Sites controversy
A hardscrabble valley 10 miles west of the Colusa County town of Maxwell has become the Promised Land for Republicans in the Legislature.
That's the proposed location for Sites Reservoir, an artificial lake three times the size of Camanche Reservoir that supporters say could supply hundreds of thousands of homes with drinking water, help salmon and steelhead populations and relieve pressure on the Delta during floods and droughts.
But creating Sites would require siphoning water from the Sacramento River into a dammed-up Antelope Valley - and California has not built any new dams in a generation.
As negotiations surrounding Gov. Arnold Schwarzenegger's $35billion waterworks proposal move through the Legislature, Sites is fast becoming something of a deal breaker for Republicans.
For many Republicans, the deal is simple: no Sites, no "aye" vote.
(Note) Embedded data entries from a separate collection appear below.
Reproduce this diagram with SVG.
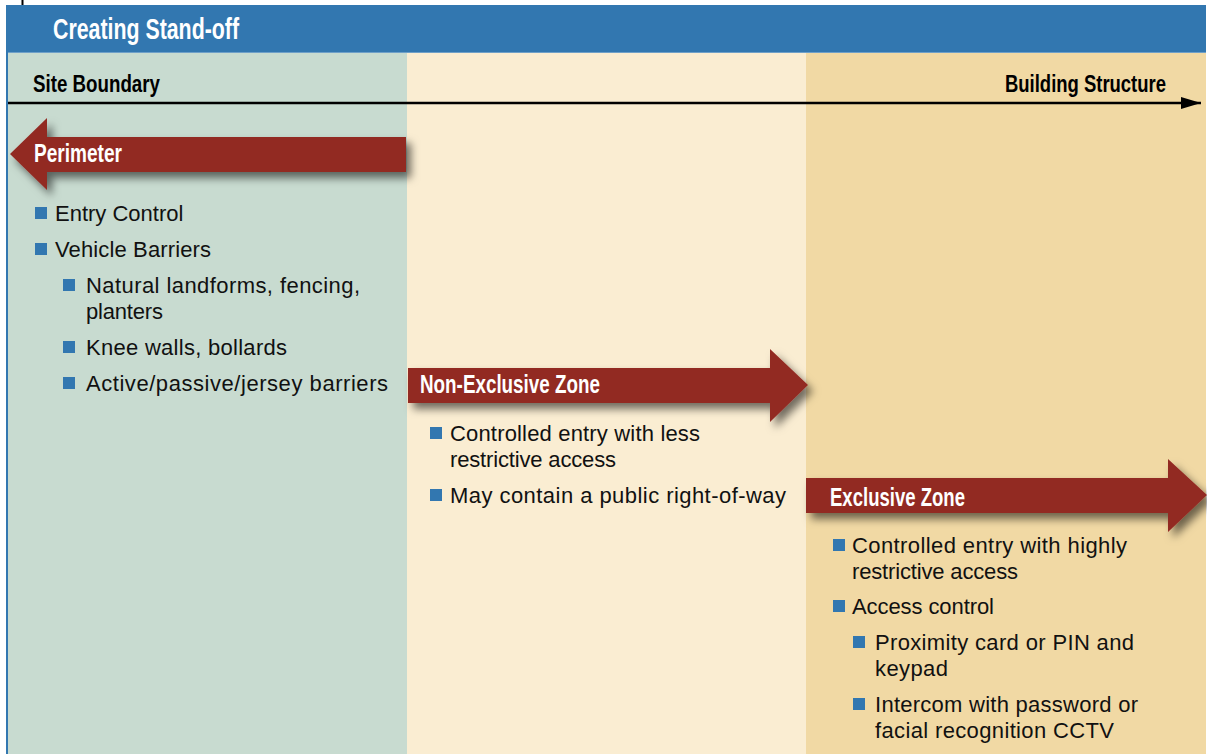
<svg xmlns="http://www.w3.org/2000/svg" width="1207" height="754" viewBox="0 0 1207 754">
  <defs>
    <filter id="shadow" x="-10%" y="-30%" width="120%" height="170%">
      <feDropShadow dx="5" dy="6" stdDeviation="4" flood-color="#000" flood-opacity="0.55"/>
    </filter>
    <marker id="axisHead" markerWidth="20" markerHeight="12" refX="20" refY="6" orient="auto" markerUnits="userSpaceOnUse">
      <path d="M0,0 L20,6 L0,12 Z" fill="#000"/>
    </marker>
  </defs>
  <style>
    .head { font-family: "Liberation Sans", Arial, sans-serif; font-weight: bold; fill: #fff; }
    .axis-label { font-family: "Liberation Sans", Arial, sans-serif; font-weight: bold; fill: #000; font-size: 24px; }
    .body { font-family: "Liberation Sans", Arial, sans-serif; font-size: 22px; fill: #111; }
    .bullet { fill: #3277B0; }
    .arrow { fill: #922A24; filter: url(#shadow); }
  </style>

  <rect x="0" y="0" width="1207" height="754" fill="#fff"/>

  <!-- zone backgrounds -->
  <g id="zones">
    <rect x="8" y="53" width="399" height="701" fill="#C8DBD0"/>
    <rect x="407" y="53" width="399" height="701" fill="#FAEDD2"/>
    <rect x="806" y="53" width="400" height="701" fill="#F1D9A4"/>
    <rect x="6" y="5" width="2" height="749" fill="#3277B0"/>
    <line x1="22.5" y1="0" x2="22.5" y2="5" stroke="#000" stroke-width="2"/>
  </g>

  <!-- title bar -->
  <g id="title">
    <rect x="6" y="5" width="1200" height="48" fill="#3277B0"/>
    <line x1="8" y1="52.5" x2="1206" y2="52.5" stroke="#6FA0C8" stroke-width="1"/>
    <text class="head" x="53" y="39" font-size="29" textLength="186" lengthAdjust="spacingAndGlyphs">Creating Stand-off</text>
  </g>

  <!-- site-to-building axis -->
  <g id="connectors">
    <line x1="8" y1="103" x2="1201" y2="103" stroke="#000" stroke-width="2.5" marker-end="url(#axisHead)"/>
  </g>
  <g id="axis-labels">
    <text class="axis-label" x="33" y="92" textLength="127" lengthAdjust="spacingAndGlyphs">Site Boundary</text>
    <text class="axis-label" x="1005" y="92" textLength="161" lengthAdjust="spacingAndGlyphs">Building Structure</text>
  </g>

  <!-- Perimeter -->
  <g id="perimeter">
    <path class="arrow" d="M406,137 L47,137 L47,118 L10,154 L47,190 L47,172 L406,172 Z"/>
    <text class="head" x="34" y="162" font-size="25" textLength="88" lengthAdjust="spacingAndGlyphs">Perimeter</text>
    <rect class="bullet" x="35" y="207" width="12" height="12"/>
    <text class="body" x="55" y="221">Entry Control</text>
    <rect class="bullet" x="35" y="243" width="12" height="12"/>
    <text class="body" x="55" y="257" textLength="156">Vehicle Barriers</text>
    <rect class="bullet" x="63" y="279" width="12" height="12"/>
    <text class="body" x="86" y="293" textLength="274">Natural landforms, fencing,</text>
    <text class="body" x="86" y="319" textLength="77">planters</text>
    <rect class="bullet" x="63" y="341" width="12" height="12"/>
    <text class="body" x="86" y="355" textLength="201">Knee walls, bollards</text>
    <rect class="bullet" x="63" y="377" width="12" height="12"/>
    <text class="body" x="86" y="391" textLength="302">Active/passive/jersey barriers</text>
  </g>

  <!-- Non-Exclusive Zone -->
  <g id="non-exclusive-zone">
    <path class="arrow" d="M408,368 L770,368 L770,349 L808,385 L770,422 L770,403 L408,403 Z"/>
    <text class="head" x="420" y="393" font-size="25" textLength="180" lengthAdjust="spacingAndGlyphs">Non-Exclusive Zone</text>
    <rect class="bullet" x="430" y="427" width="12" height="12"/>
    <text class="body" x="450" y="441" textLength="250">Controlled entry with less</text>
    <text class="body" x="450" y="467" textLength="166">restrictive access</text>
    <rect class="bullet" x="430" y="489" width="12" height="12"/>
    <text class="body" x="450" y="503" textLength="336">May contain a public right-of-way</text>
  </g>

  <!-- Exclusive Zone -->
  <g id="exclusive-zone">
    <path class="arrow" d="M806,478 L1168,478 L1168,459 L1207,495 L1168,532 L1168,513 L806,513 Z"/>
    <text class="head" x="830" y="506" font-size="25" textLength="135" lengthAdjust="spacingAndGlyphs">Exclusive Zone</text>
    <rect class="bullet" x="833" y="539" width="12" height="12"/>
    <text class="body" x="852" y="553" textLength="275">Controlled entry with highly</text>
    <text class="body" x="852" y="579" textLength="166">restrictive access</text>
    <rect class="bullet" x="833" y="600" width="12" height="12"/>
    <text class="body" x="852" y="614" textLength="142">Access control</text>
    <rect class="bullet" x="853" y="636" width="12" height="12"/>
    <text class="body" x="875" y="650" textLength="259">Proximity card or PIN and</text>
    <text class="body" x="875" y="676" textLength="73">keypad</text>
    <rect class="bullet" x="853" y="698" width="12" height="12"/>
    <text class="body" x="875" y="712" textLength="263">Intercom with password or</text>
    <text class="body" x="875" y="738" textLength="239">facial recognition CCTV</text>
  </g>
</svg>
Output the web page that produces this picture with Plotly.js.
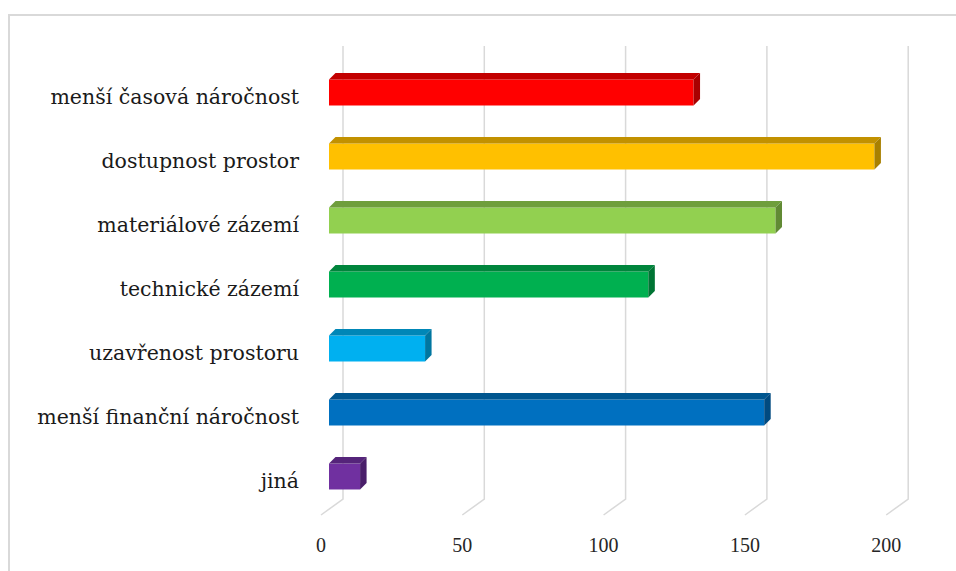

And any bond proposal needs six Assembly Republicans and two GOP senators to pass.
Even the Republican sponsor of the water bill - Grass Valley Sen. Sam Aanestad, whose district includes the Antelope Valley - said he would only carry the legislation on the condition it contains money to build surface storage.
"I told the governor I need bulldozers moving things and fixing things - not planting trees - or I'm out of here," Aanestad said.
Republicans are adamant about the need for more water storage. California's population is growing and, by some estimates, will need an additional 2million acre-feet of water by 2020. An acre-foot is enough to supply a family of four for a year.
According to RecordNet, many environmentalists don't support the dam:
"It's a big nonstarter for the environmental community," [Jim] Metropoulos [of the Sierra Club] said. "We're very much opposed to spending $1billion or more on a reservoir with little or no public benefit."
Environmentalists and their Democratic allies say building the Sites Reservoir would destroy precious archaeological sites, kill threatened plants and animals and waste taxpayer dollars.
Metropoulos and other critics say groundwater storage - flooding farm fields and letting water percolate back into aquifers - conservation and desalination of seawater are all more cost-effective than building a new dam.
Antelope Valley is also near the Great Valley Fault, which Metropoulos said was the site of a magnitude 6 or 7 earthquake in neighboring Willows in 1892.